Rob Manfred: MLB not facing ‘nightmare’ scenario despite Marlins’ positive COVID-19 tests
Major League Baseball commissioner Rob Manfred said he is still optimistic the shortened 2020 season will be played to completion even after the Miami Marlins had 13 members of their organization, including 11 players, test positive for COVID-19 over the past four days and prompted the Marlins’ two-game home series against the Baltimore Orioles to be postponed.
“Obviously, we don’t want any player to get exposed,” Manfred said in a 10-minute interview on MLB Network on Monday night. “It’s not a positive thing. But I don’t see it as a nightmare. We built the protocols to allow us to continue to play.”
The Marlins’ traveling party is “self-quarantining in place” at their team hotel in Philadelphia, where they wrapped up a three-game series against the Phillies on Sunday, while waiting for the results of additional COVID-19 testing administered Monday morning.
The rapid tests take about 12-24 hours to produce results. Manfred said MLB expects to have the results “late, late” Monday night and will likely have an update on the possibility of the Marlins’ ability to continue their season at some point Tuesday. Manfred said the league has “some theories as to what might have happened” that resulted in the outbreak of positive tests among the Marlins but “nothing definitive at this point.”
The Marlins were supposed to host the Orioles on Monday and Tuesday at Marlins Park before heading to Baltimore for another two-game series on Wednesday and Thursday. Manfred did not rule out the possibility of doubleheaders being played in Baltimore should the Marlins be cleared to play.
“If the testing results are acceptable,” Manfred said, “the Marlins will resume play in Baltimore on Wednesday against the Orioles.”
Manfred also touched on a slew of other topics during his recorded interview with Tom Verducci. Among them:
▪ Why the Marlins’ game on Sunday was able to take place after three players were found to have tested positive the morning of the game: “Well I think really what happened was there was testing on Friday and one positive on Saturday. [There was] testing again on Saturday and the three additional positives on Sunday. What then happened under the protocols was we did contact tracing on all four positives. There was, I think, a small number of players who met the [Centers for Disease Control and Prevention] guidelines. They were quarantined. We ordered additional testing. We did symptom checks. We did temperature checks and decided to proceed with the game on Sunday.”
Manfred said that simply being teammates and in the same clubhouse alone don’t necessarily meet the requirements for close contact that would require someone to have to quarantine.
“There’s a distance requirement as well as a duration requirement,” Manfred said.

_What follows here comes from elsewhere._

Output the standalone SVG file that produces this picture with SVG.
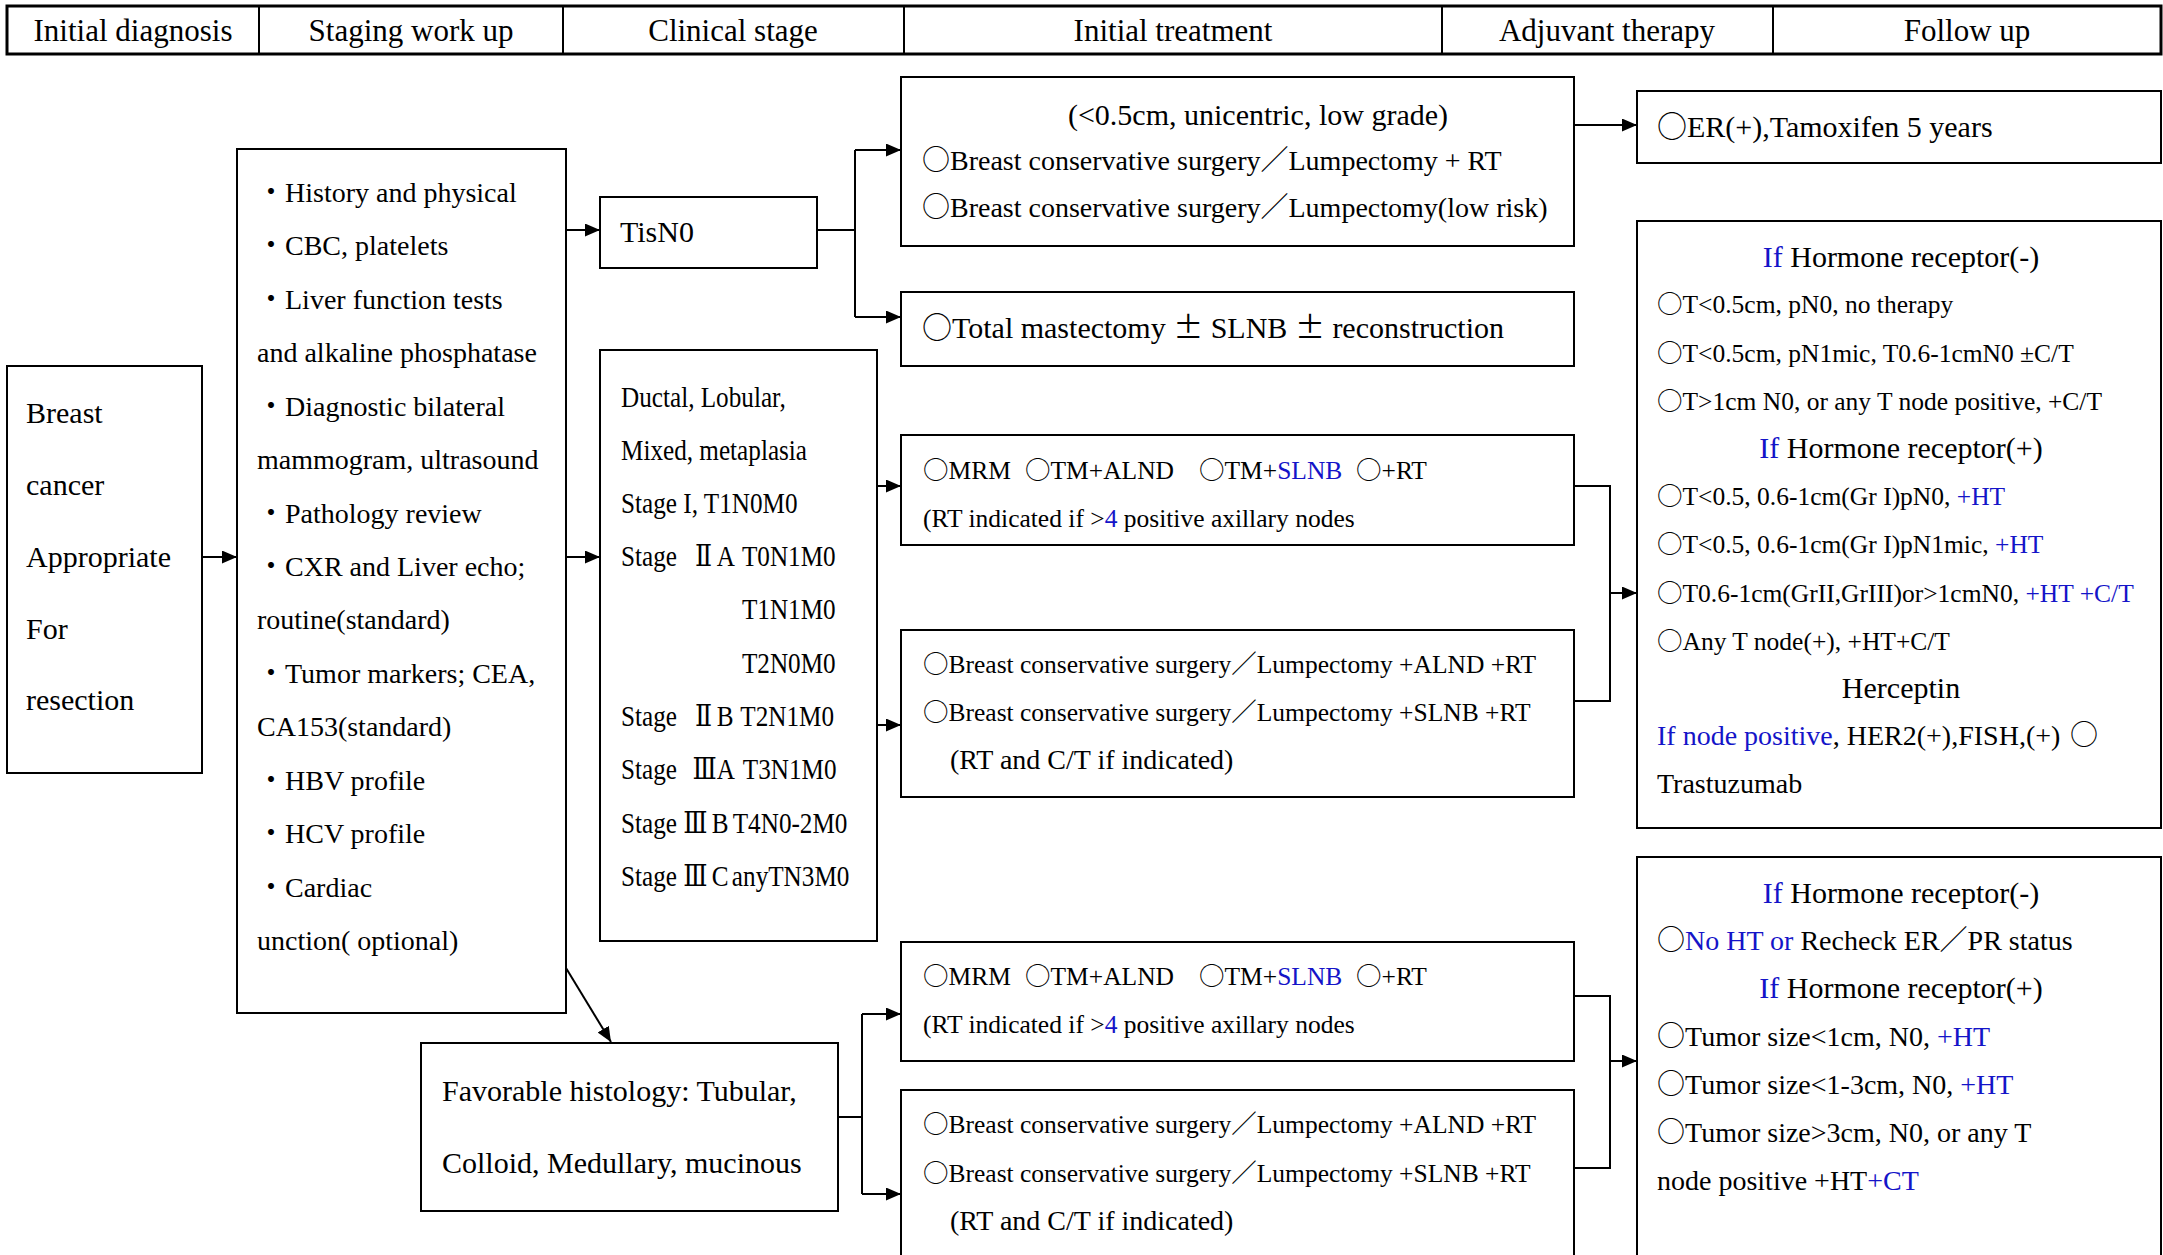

▪ On what it would take for Manfred to temporarily shut down a team: “I think that a team losing a number of players that rendered it completely non-competitive would be an issue that we would have to address and have to think about making a change. Whether that was shutting down a part of the season [or] the whole season, that depends on the circumstances. Same thing with respect to league-wide. If you get to a certain point league-wide where it does become a health threat, we certainly would shut down at that point.”
▪ On why MLB did not go with a “bubble” plan like the NBA, NHL or MLS: “I think the decision that we made with respect to the bubble was the right one. We’re different than other sports. We would have had to have multiple locations, probably, just in order to have enough facilities to make it work. The numbers of people involved and the numbers of people to support the number of players was much, much larger in our sport. The duration would have been much longer, and the longer you go, the more people you have and the less likely it is that you can make the bubble work. I think the NBA and the NHL have an advantage. Smaller numbers of players, shorter period of time. I understand why they did what they did. I’m just not sure it was workable for us.”
▪ On what he has learned through the first few days of the regular season about dealing with the coronavirus and how the league has to adapt: “We have made adjustments to the protocols on an ongoing basis. There were conversations today with the MLBPA about what we should be doing in terms of the protocols themselves and the enforcement of the protocols, making sure that we’re following them in every way we possibly can. As I said earlier, it’s an evolving situation, and we continue to reevaluate where we are in the protocols and what we can do to keep the players as safe as possible.”